Discussion

Applicants have included these declarations in their application filing, but will not be moving them into evidence as testimony. Accordingly, it is not necessary to strike them in order to keep them out of the formal evidentiary record. On the other hand, since the declarations will not be part of the formal evidentiary record, they may not be cited as authoritative support to prove claims about the proposed merger made by Applicants.

In response to the argument of ORA and TURN that the authors of the declarations are not being made available as witnesses at the evidentiary hearings, Applicants argue that there is no requirement that the Commission hold hearings in every case. Yet, the fact is that the Commission has determined to hold hearings in this case. Applicants may not circumvent the hearing requirement by trying to submit de facto testimony without an expert witness to sponsor it.

Accordingly, it is ruled that the declarations attached to the application and supplemental application do not constitute evidence.

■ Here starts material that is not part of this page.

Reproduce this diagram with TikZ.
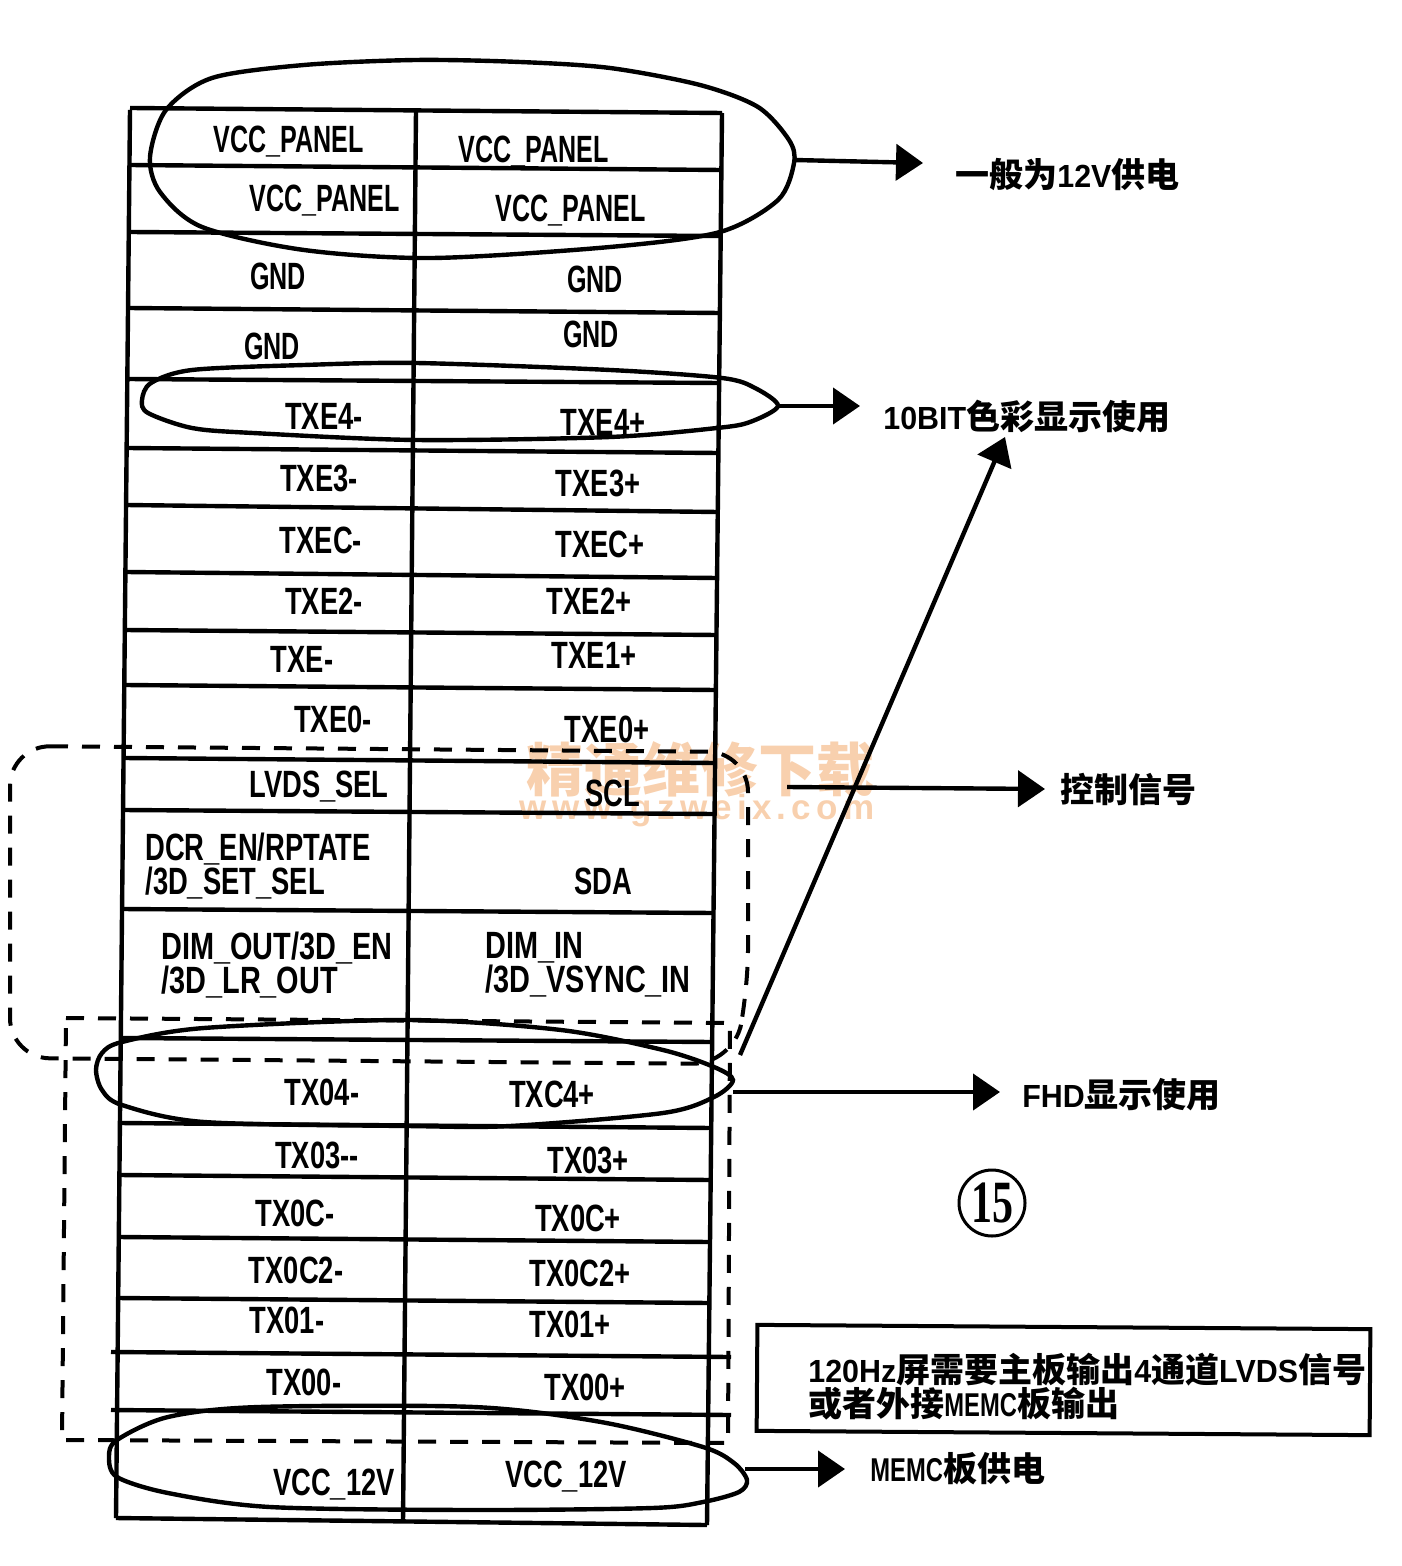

Such declarations shall merely be treated the same as any other statements set forth in the application filing and supplement thereto, none of which constitute testimony and none of which will not be given evidentiary weight as proof of the matters asserted therein. Accordingly, the ORA and TURN motion to strike the declarations attached to the application and supplement thereto is denied, with the understanding that the declarations are not evidence, and may not be used as authoritative support, nor to circumvent the evidentiary hearing requirement, as explained above.